Die nordrhein-westfälische Landesregierung und die Koalitionsfraktionen übernehmen Verantwortung. Wir kümmern uns konzentriert und mit großer Ernsthaftigkeit um die Zukunft der gesamten Stahlindustrie inklusive thyssenkrupp.

Dabei geht es nicht nur um die Stahlproduktion im Ruhrgebiet oder in Siegen, sondern auch um den Großanlagenbau von thyssenkrupp, der etwa in Beckum und Ennigerloh oder in Dortmund Zementwerke, Elektrolyse- oder Chemieanlagen für die ganze Welt entwickelt und verkauft.

(Beifall von der CDU und Dietmar Brockes [FDP])

Das Entscheidende für thyssenkrupp und die Mitarbeiter ist nun Wettbewerbsfähigkeit für Stahl aus Deutschland auf dem Weltmarkt, das heißt faire Handelsbedingungen für Stahl auf dem Weltmarkt, und zwar konkret: Der Schutz der EU vor chinesischem Stahl zu Dumpingpreisen muss bleiben.

(Zuruf von Thomas Kutschaty [SPD])

Kollege Kutschaty, wir müssen an der Stelle doch noch einmal ganz klar sagen: Dass für die Brücke Leverkusen chinesischer Stahl zum Einsatz kommen sollte, ist das Ergebnis einer Ausschreibung, die Mike Groschek als Verkehrsminister auf den Weg gebracht hat.

(Beifall von der CDU – Vereinzelt Beifall von der FDP – Michael Hübner [SPD]: Den Staats- sekretär hat er auch eingestellt!)

Ein weltweites Handelssystem für CO2 ist wichtig, damit sich klimafreundlich erzeugter Stahl im Wettbewerb behaupten kann.

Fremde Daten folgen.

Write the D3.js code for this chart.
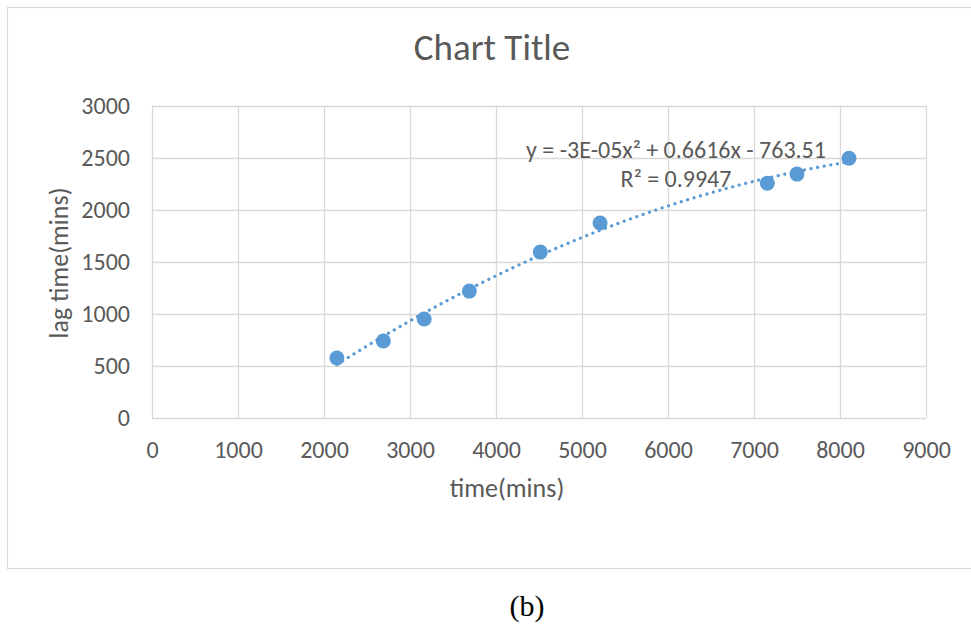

Wir müssen Stahlwerke bei der Umstellung ihrer Produktion auf Wasserstoff begleiten. Mit IN4climate.NRW ist die Landesregierung hier ganz weit vorne.

In Sachen Wasserstoff in der Stahlproduktion ist thyssenkrupp führend. Am 11. November letzten Jahres war die Weltpremiere des Einsatzes von Wasserstoff in der Stahlproduktion, gefördert durch die NRW-Landesregierung. Ich durfte persönlich dabei sein und war, ganz ehrlich, stolz auf unser NRW.

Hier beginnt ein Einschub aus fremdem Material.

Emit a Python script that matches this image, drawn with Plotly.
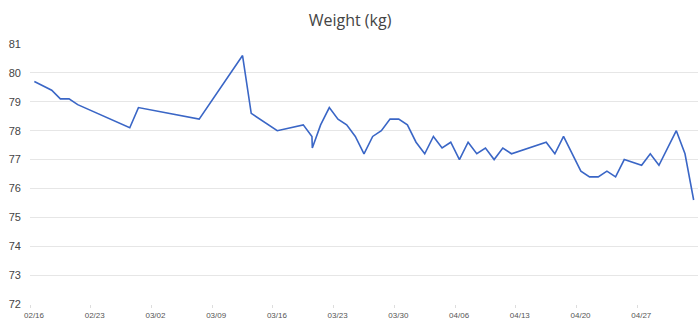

Rot-Grün hatte alles daran gesetzt, unser Land zu deindustrialisieren

(Lachen von der SPD – Zuruf von Arndt Klo- cke [GRÜNE])

und CO2-intensive Firmen und Hunderttausende Arbeitsplätze ins Ausland zu vertreiben. Zur Rettung des von Anfang an brüchigen Koalitionsfriedens hatten SPD und Grüne die Industriepolitik zuerst über Bord geworfen

(Beifall von der CDU – Vereinzelt Beifall von der FDP – Zurufe von der SPD und den GRÜNEN)

und nur noch Wellnesspolitik zulasten industrieller Arbeitsplätze gemacht. Diesen Irrweg haben die Wähler 2017 beendet.

(Beifall von der CDU – Vereinzelt Beifall von der FDP)

Die Erleichterung von Arbeitnehmern und Unternehmern, von Betriebsräten und Gewerkschaften war mit Händen zu greifen. Wirtschaft und Klimaschutz werden seit 2017 konsequent zusammen gedacht –

(Lachen von den GRÜNEN)

und es funktioniert: In Nordrhein-Westfalen wird wieder in Industrie und Innovation investiert. 2019 hatten wir gegenüber 1990 38 % CO2 eingespart.

Die CDU-/FDP-Koalition bekennt sich klar zu Nordrhein-Westfalen als Industriestandort mit Arbeitsplätzen, Qualitätsprodukten und modernen Verfahren für CO2-sparende Produktionsverfahren. Wir wollen auch in Zukunft Klimaschutz made in NRW.

(Beifall von der CDU und der FDP)

Dafür haben wir viel getan: das industriepolitische Leitbild, wir haben die Energieversorgungsstrategie, IN4climate.NRW und bald auch die WasserstoffRoadmap. Wir haben das Konjunkturpaket des Bundes mit 130 Milliarden Euro, davon 9 Milliarden für das Thema Wasserstoff.

(Sarah Philipp [SPD]: Was macht Ihr damit?)

Wir haben den Green Deal von Kommissionspräsidentin Ursula von der Leyen, und wir können ganz klar sagen: Die Weichen sind gestellt. Die Umsetzung wird von uns allen noch viel Kraft abverlangen.

Die Stahlindustrie steht vor riesigen Investitionen in die CO2-effiziente Produktion; das gilt auch für thyssenkrupp. Hier geht es um Milliarden, nicht um Millionen.

Die Unternehmensführung muss die Phase der Unsicherheit für die Beschäftigten und Eigentümer durch die Umstrukturierung und den Teilverkauf schnell beenden, damit man sich wieder um die Zukunft kümmern kann.

Wir in der Politik müssen alle Anstrengungen unternehmen, die großen Fördertöpfe in Brüssel und Berlin für den Umbau der Stahlproduktion hin zum Wasserstoffeinsatz zu nutzen.

Für die CDU ist das Ziel klar: volle Unterstützung für die Stahlindustrie in NRW und Zigtausende Arbeitsplätze, damit sie wettbewerbsfähig und klimafreundlich den weltweit besten Stahl anbieten können – Stahl made in NRW.